__Do this__. Exactly as written, retype the listing below, omitting the pictures.

Begin

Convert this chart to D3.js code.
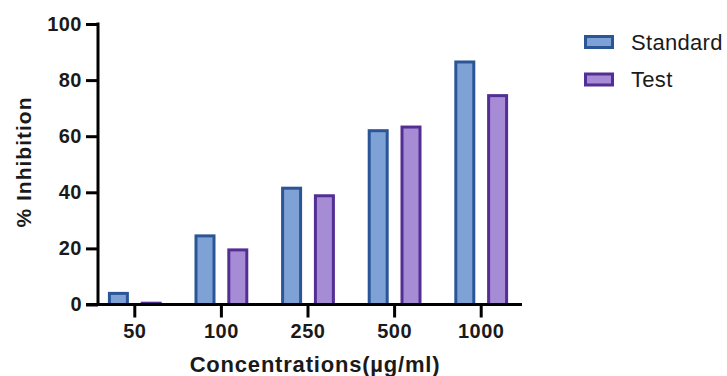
<!DOCTYPE html>
<html>
<head>
<meta charset="utf-8">
<script src="https://cdn.jsdelivr.net/npm/d3@7"></script>
<style>
  body { margin: 0; background: #fff; }
  svg { display: block; font-family: "Liberation Sans", Arial, sans-serif; }
</style>
</head>
<body>
<div id="chart"></div>
<script>
// % inhibition by concentration
const concentrations = ['50', '100', '250', '500', '1000'];
const standardValues = [4.5, 25, 42, 62.5, 87];
const testValues = [1.0, 20, 39.3, 63.8, 75];
const seriesNames = ['Standard', 'Test'];
const yTicks = [0, 20, 40, 60, 80, 100];

const width = 727, height = 376;
const svg = d3.select('#chart').append('svg')
  .attr('width', width)
  .attr('height', height);

const colors = {
  Standard: { fill: '#7ea1d6', stroke: '#2b5597' },
  Test: { fill: '#a68bd5', stroke: '#532f95' }
};
const bw = 3; // border width of bars

const x = d3.scaleBand().domain(concentrations).range([91.5, 524.5]);
const xs = d3.scaleBand().domain(seriesNames).range([0, x.bandwidth()])
  .paddingInner(0.36).paddingOuter(0.5);
const y = d3.scaleLinear().domain([0, 100]).range([304.5, 24]);

const data = concentrations.map((c, i) => ({ c, Standard: standardValues[i], Test: testValues[i] }));

// bars: outer rect in border colour, inner rect in fill colour
const groups = svg.append('g').selectAll('g')
  .data(data).enter().append('g')
  .attr('transform', d => `translate(${x(d.c)},0)`);

const bars = groups.selectAll('g')
  .data(d => seriesNames.map(s => ({ s, v: d[s] })))
  .enter().append('g');

bars.append('rect')
  .attr('x', d => xs(d.s))
  .attr('width', xs.bandwidth())
  .attr('y', d => y(d.v))
  .attr('height', d => y(0) - y(d.v))
  .attr('fill', d => colors[d.s].stroke);

bars.append('rect')
  .attr('x', d => xs(d.s) + bw)
  .attr('width', xs.bandwidth() - 2 * bw)
  .attr('y', d => y(d.v) + bw)
  .attr('height', d => Math.max(0, y(0) - y(d.v) - bw))
  .attr('fill', d => colors[d.s].fill);

// y axis
const yAxis = svg.append('g')
  .attr('transform', 'translate(98,0)')
  .call(d3.axisLeft(y).tickValues(yTicks).tickSize(12).tickPadding(4));
yAxis.select('.domain').remove();
yAxis.append('line')
  .attr('x1', 0).attr('x2', 0)
  .attr('y1', y(100) - 1.5).attr('y2', y(0) + 1.5)
  .attr('stroke', '#000').attr('stroke-width', 3);

// x axis
const xAxis = svg.append('g')
  .attr('transform', `translate(0,${y(0)})`)
  .call(d3.axisBottom(x).tickSize(13).tickPadding(6));
xAxis.select('.domain').remove();
xAxis.append('line')
  .attr('x1', 86).attr('x2', 522)
  .attr('stroke', '#000').attr('stroke-width', 3);

svg.selectAll('.tick line').attr('stroke', '#000').attr('stroke-width', 3);
svg.selectAll('.tick text')
  .attr('fill', '#1a1a1a')
  .style('font-size', '20px')
  .style('letter-spacing', '0.5px')
  .style('font-weight', 'bold');

// axis titles
svg.append('text')
  .attr('transform', 'translate(31,162) rotate(-90)')
  .attr('text-anchor', 'middle')
  .style('font-size', '21px')
  .style('letter-spacing', '1px')
  .style('font-weight', 'bold')
  .attr('fill', '#1a1a1a')
  .text('% Inhibition');

svg.append('text')
  .attr('x', 315).attr('y', 372)
  .attr('text-anchor', 'middle')
  .style('font-size', '22px')
  .style('letter-spacing', '0.8px')
  .style('font-weight', 'bold')
  .attr('fill', '#1a1a1a')
  .text('Concentrations(µg/ml)');

// legend
const legend = svg.append('g').selectAll('g')
  .data(seriesNames).enter().append('g')
  .attr('transform', (d, i) => `translate(584,${42 + i * 37.5})`);
legend.append('rect')
  .attr('x', 1.5).attr('y', -5.5)
  .attr('width', 27).attr('height', 11)
  .attr('fill', d => colors[d].fill)
  .attr('stroke', d => colors[d].stroke)
  .attr('stroke-width', 3);
legend.append('text')
  .attr('x', 47).attr('y', 7.5)
  .style('font-size', '22px')
  .style('letter-spacing', '0.3px')
  .attr('fill', '#1a1a1a')
  .text(d => d);
</script>
</body>
</html>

End

__Solution to this task__.
Convert this chart to D3.js code.
<!DOCTYPE html>
<html>
<head>
<meta charset="utf-8">
<script src="https://cdn.jsdelivr.net/npm/d3@7"></script>
<style>
  body { margin: 0; background: #fff; }
  svg { display: block; font-family: "Liberation Sans", Arial, sans-serif; }
</style>
</head>
<body>
<div id="chart"></div>
<script>
// % inhibition by concentration
const concentrations = ['50', '100', '250', '500', '1000'];
const standardValues = [4.5, 25, 42, 62.5, 87];
const testValues = [1.0, 20, 39.3, 63.8, 75];
const seriesNames = ['Standard', 'Test'];
const yTicks = [0, 20, 40, 60, 80, 100];

const width = 727, height = 376;
const svg = d3.select('#chart').append('svg')
  .attr('width', width)
  .attr('height', height);

const colors = {
  Standard: { fill: '#7ea1d6', stroke: '#2b5597' },
  Test: { fill: '#a68bd5', stroke: '#532f95' }
};
const bw = 3; // border width of bars

const x = d3.scaleBand().domain(concentrations).range([91.5, 524.5]);
const xs = d3.scaleBand().domain(seriesNames).range([0, x.bandwidth()])
  .paddingInner(0.36).paddingOuter(0.5);
const y = d3.scaleLinear().domain([0, 100]).range([304.5, 24]);

const data = concentrations.map((c, i) => ({ c, Standard: standardValues[i], Test: testValues[i] }));

// bars: outer rect in border colour, inner rect in fill colour
const groups = svg.append('g').selectAll('g')
  .data(data).enter().append('g')
  .attr('transform', d => `translate(${x(d.c)},0)`);

const bars = groups.selectAll('g')
  .data(d => seriesNames.map(s => ({ s, v: d[s] })))
  .enter().append('g');

bars.append('rect')
  .attr('x', d => xs(d.s))
  .attr('width', xs.bandwidth())
  .attr('y', d => y(d.v))
  .attr('height', d => y(0) - y(d.v))
  .attr('fill', d => colors[d.s].stroke);

bars.append('rect')
  .attr('x', d => xs(d.s) + bw)
  .attr('width', xs.bandwidth() - 2 * bw)
  .attr('y', d => y(d.v) + bw)
  .attr('height', d => Math.max(0, y(0) - y(d.v) - bw))
  .attr('fill', d => colors[d.s].fill);

// y axis
const yAxis = svg.append('g')
  .attr('transform', 'translate(98,0)')
  .call(d3.axisLeft(y).tickValues(yTicks).tickSize(12).tickPadding(4));
yAxis.select('.domain').remove();
yAxis.append('line')
  .attr('x1', 0).attr('x2', 0)
  .attr('y1', y(100) - 1.5).attr('y2', y(0) + 1.5)
  .attr('stroke', '#000').attr('stroke-width', 3);

// x axis
const xAxis = svg.append('g')
  .attr('transform', `translate(0,${y(0)})`)
  .call(d3.axisBottom(x).tickSize(13).tickPadding(6));
xAxis.select('.domain').remove();
xAxis.append('line')
  .attr('x1', 86).attr('x2', 522)
  .attr('stroke', '#000').attr('stroke-width', 3);

svg.selectAll('.tick line').attr('stroke', '#000').attr('stroke-width', 3);
svg.selectAll('.tick text')
  .attr('fill', '#1a1a1a')
  .style('font-size', '20px')
  .style('letter-spacing', '0.5px')
  .style('font-weight', 'bold');

// axis titles
svg.append('text')
  .attr('transform', 'translate(31,162) rotate(-90)')
  .attr('text-anchor', 'middle')
  .style('font-size', '21px')
  .style('letter-spacing', '1px')
  .style('font-weight', 'bold')
  .attr('fill', '#1a1a1a')
  .text('% Inhibition');

svg.append('text')
  .attr('x', 315).attr('y', 372)
  .attr('text-anchor', 'middle')
  .style('font-size', '22px')
  .style('letter-spacing', '0.8px')
  .style('font-weight', 'bold')
  .attr('fill', '#1a1a1a')
  .text('Concentrations(µg/ml)');

// legend
const legend = svg.append('g').selectAll('g')
  .data(seriesNames).enter().append('g')
  .attr('transform', (d, i) => `translate(584,${42 + i * 37.5})`);
legend.append('rect')
  .attr('x', 1.5).attr('y', -5.5)
  .attr('width', 27).attr('height', 11)
  .attr('fill', d => colors[d].fill)
  .attr('stroke', d => colors[d].stroke)
  .attr('stroke-width', 3);
legend.append('text')
  .attr('x', 47).attr('y', 7.5)
  .style('font-size', '22px')
  .style('letter-spacing', '0.3px')
  .attr('fill', '#1a1a1a')
  .text(d => d);
</script>
</body>
</html>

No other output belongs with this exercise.